Raman Analysis of Cysteine Thiols in Proteins

Stephen W. Raso
(in collaboration with Prof. George J. Thomas, Jr., University of Missouri-Kansas City)

Many proteins contain cysteine residues which are not involved in active sites, ligand binding or disulfide bonds. S-H stretching vibrations generate characteristic Raman bands, which are highly dependent on the environment of the sulfhydryl proton, and represent a valuable method for examining S-H interactions under physiological conditions (1). For the trimeric tailspike protein from bacteriophage P22, all eight cysteine residues (per monomer) are reduced in the native trimer, yet a subset facilitates proper subunit folding and assembly (2). Raman spectroscopy of the tailspike resolves the S-H region of the spectrum into multiple bands, indicating sulfhydryls in several environments (Fig. 1).

Some of the tailspike S-H bands are at extremely low wavenumbers; the band corresponding to one S-H vibration is at 2530 cm-1, a frequency lower than any reported previously. The complex band pattern in this region is diagnostic of the native folded tailspike protein. The Raman spectra of eight Cys to Ser mutant proteins have been analyzed permitting the identification of the specific contribution from each cysteine sulfhydryl to the various S-H bands (Fig. 2).

In addition, the hydrogen bonding environment of each of the eight tailspike cysteines was elucidated (Table 1). Raman spectroscopy provides H-bonding information about the native solution-state of a protein, unlike X-ray crystallographic methods wherein H-bonding interactions are inferred by the interatomic distances of potential H-bond donors and acceptors in the crystalline state.

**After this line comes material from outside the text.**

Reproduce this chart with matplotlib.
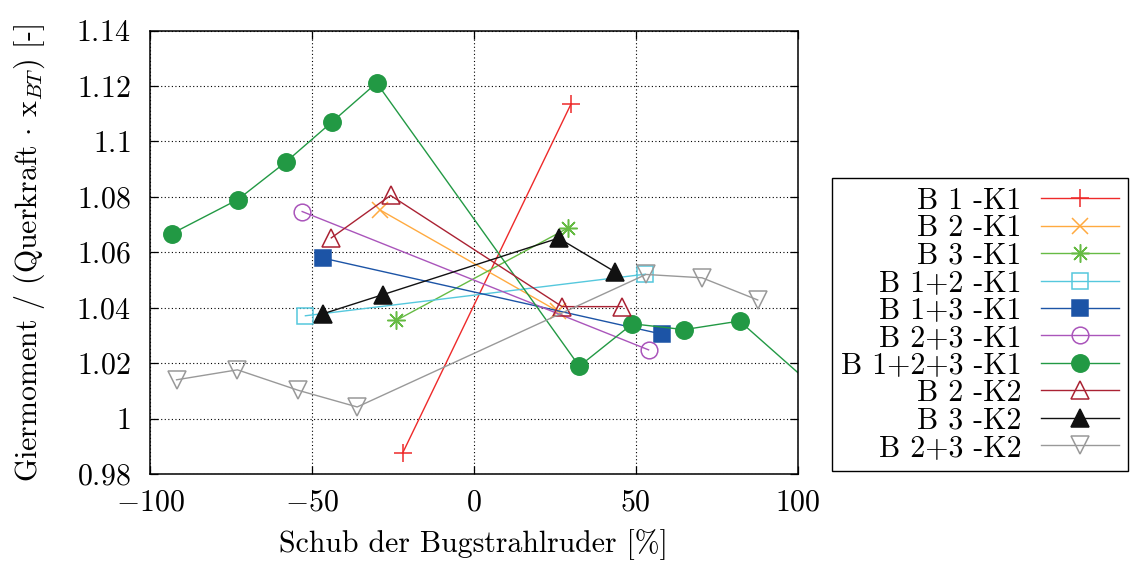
import matplotlib
matplotlib.use("Agg")
import matplotlib.pyplot as plt
from matplotlib.ticker import FixedLocator, FuncFormatter

plt.rcParams["font.family"] = "serif"
plt.rcParams["font.serif"] = ["cmr10"]
plt.rcParams["mathtext.fontset"] = "cm"
plt.rcParams["axes.formatter.use_mathtext"] = True
plt.rcParams["axes.unicode_minus"] = True

# Messreihen: Schub [%] und bezogenes Giermoment [-]
labels = ["B 1 -K1", "B 2 -K1", "B 3 -K1", "B 1+2 -K1", "B 1+3 -K1",
          "B 2+3 -K1", "B 1+2+3 -K1", "B 2 -K2", "B 3 -K2", "B 2+3 -K2"]

b1_k1_x = [-22, 30]
b1_k1_y = [0.9875, 1.1134]
b2_k1_x = [-29, 26]
b2_k1_y = [1.0753, 1.0387]
b3_k1_x = [-24, 29]
b3_k1_y = [1.0354, 1.0687]
b12_k1_x = [-52, 53]
b12_k1_y = [1.0371, 1.0521]
b13_k1_x = [-46.6, 58]
b13_k1_y = [1.0579, 1.0305]
b23_k1_x = [-53, 54]
b23_k1_y = [1.0747, 1.0248]
b123_k1_x = [-93.3, -72.9, -58.1, -43.7, -30.0, 32.6, 49.0, 65.0, 82.1, 115]
b123_k1_y = [1.0667, 1.0790, 1.0925, 1.1071, 1.1211, 1.0189, 1.0342, 1.0321, 1.0352, 1.0012]
b2_k2_x = [-44, -25.7, 27.3, 45.8]
b2_k2_y = [1.0652, 1.0805, 1.0404, 1.0404]
b3_k2_x = [-46.6, -28.1, 26.2, 43.7]
b3_k2_y = [1.0378, 1.0447, 1.0651, 1.0529]
b23_k2_x = [-91.8, -73.0, -54.2, -36.0, 53.2, 70.5, 87.7]
b23_k2_y = [1.0140, 1.0176, 1.0102, 1.0042, 1.0520, 1.0508, 1.0428]

series_x = [b1_k1_x, b2_k1_x, b3_k1_x, b12_k1_x, b13_k1_x,
            b23_k1_x, b123_k1_x, b2_k2_x, b3_k2_x, b23_k2_x]
series_y = [b1_k1_y, b2_k1_y, b3_k1_y, b12_k1_y, b13_k1_y,
            b23_k1_y, b123_k1_y, b2_k2_y, b3_k2_y, b23_k2_y]

colors = ["#ee2a2a", "#ffaa40", "#66bb44", "#55c8dd", "#1c54a6",
          "#aa55bb", "#229944", "#aa2233", "#111111", "#999999"]
markers = ["+", "x", (8, 2, 0), "s", "s", "o", "o", "^", "^", "v"]
filled = [True, True, True, False, True, False, True, False, True, False]
msizes = [13, 11, 13, 12, 12, 12, 12.5, 13, 13, 13]

x_ticks = [-100, -50, 0, 50, 100]
y_ticks = [0.98, 1.0, 1.02, 1.04, 1.06, 1.08, 1.10, 1.12, 1.14]

fig = plt.figure(figsize=(11.33, 5.61), dpi=100)
ax = fig.add_axes([0.1324, 0.155, 0.5715, 0.7906])

for xs, ys, lab, c, m, f, ms in zip(series_x, series_y, labels, colors,
                                    markers, filled, msizes):
    ax.plot(xs, ys, color=c, lw=1.0, marker=m, markersize=ms,
            markeredgewidth=1.1, markeredgecolor=c,
            markerfacecolor=c if f else "none", label=lab, clip_on=True)

ax.set_xlim(-100, 100)
ax.set_ylim(0.98, 1.14)
ax.xaxis.set_major_locator(FixedLocator(x_ticks))
ax.yaxis.set_major_locator(FixedLocator(y_ticks))
ax.xaxis.set_major_formatter(FuncFormatter(lambda v, p: "$%g$" % v))
ax.yaxis.set_major_formatter(FuncFormatter(lambda v, p: "$%g$" % round(v, 2)))

ax.grid(True, color="black", linestyle=(0, (1, 2.2)), linewidth=0.8)
ax.tick_params(direction="in", length=6, width=0.9, labelsize=21.5,
               top=True, right=True)
ax.tick_params(axis="x", pad=11)
ax.tick_params(axis="y", pad=14)
for s in ax.spines.values():
    s.set_linewidth(1.1)

ax.set_xlabel("Schub der Bugstrahlruder [%]", fontsize=21.5, labelpad=9)
ax.set_ylabel(r"Giermoment / (Querkraft $\cdot$ x$_{BT}$) [-]", fontsize=21.5,
              labelpad=21)

leg = ax.legend(loc="upper left", bbox_to_anchor=(0.7343, 0.1574, 0.2646, 0.5245),
                bbox_transform=fig.transFigure, markerfirst=False,
                fontsize=21.5, frameon=True, fancybox=False, framealpha=1,
                edgecolor="black", handlelength=2.6, handletextpad=0.65,
                labelspacing=0.0, borderpad=0.3, borderaxespad=0.0)
leg.get_frame().set_linewidth(1.0)

fig.savefig("out.png", dpi=100)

Table 1: H-bonding Environment of Each Tailspike Cysteine Thiol

Cysteine Residue	Raman band (cm-1)	Proposed H-bonding Strength
169	2565	Moderately Strong
267	2550 (90%) 2585 (10%)	Strong Weak/Acceptor
287	2550 (63%) 2585 (37%)	Strong Weak/Acceptor
290	2585	Weak/Acceptor
458	2550	Strong
496	2585	Weak/Acceptor
a613	2530	Very Strong
635	2576	Moderately Weak

^aThe 2530 cm-1 Raman marker of Cys 613 represents the strongest S-H--X hydrogen bond observed for a cysteine or model thiol in solution.

These techniques can be applied to other proteins to study the specific roles cysteine residues in protein structure and function. In addition, S-H Raman markers may be used to probe changes in protein conformation and cysteine oxidation.

References

1. Li, H. & Thomas, G.J., Jr. (1991) J. Am. Chem. Soc. 113, 456-462.

2. Robinson, A.S. & King, J. (1997) Nature Struct. Biol. 4, 450-455.